Support for civil society. The Institute has been encouraging ordinary Afghans to get involved in issues of justice and conflict resolution. USIP grantee Equal Access International produced a radio series on government transparency, security and the demand for justice that reached between 900,000 and one million people. Forty five public forums were held involving more than 900 Afghan citizens; they discussed how the topics covered on the radio broadcasts can be applied on the ground. Overall, USIP has partnered with 15 organizations to improve the capacity of the country’s civil society to conduct open dialogue on conflict resolution, good governance and transitional justice.

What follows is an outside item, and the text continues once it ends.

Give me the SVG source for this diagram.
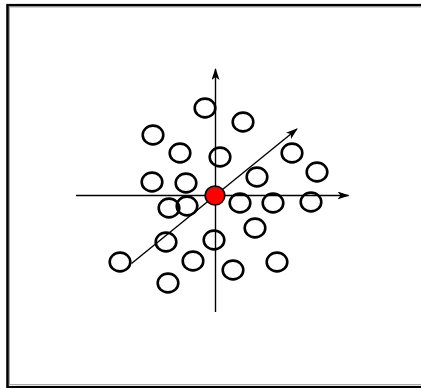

A rule-of-law network. The Institute continues to expand an online discussion community for practitioners called the International Network to Promote the Rule of Law (INPROL). Through detailed, practical commentaries, professional law experts offer advice, recount relevant experience and provide contacts for those in Afghanistan who are trying to advance the rule of law. INPROL, though global, is being tapped widely in Afghanistan. One-third of members who have joined over the past six months are in Afghanistan. They include a number of U.S. officials at work in the country.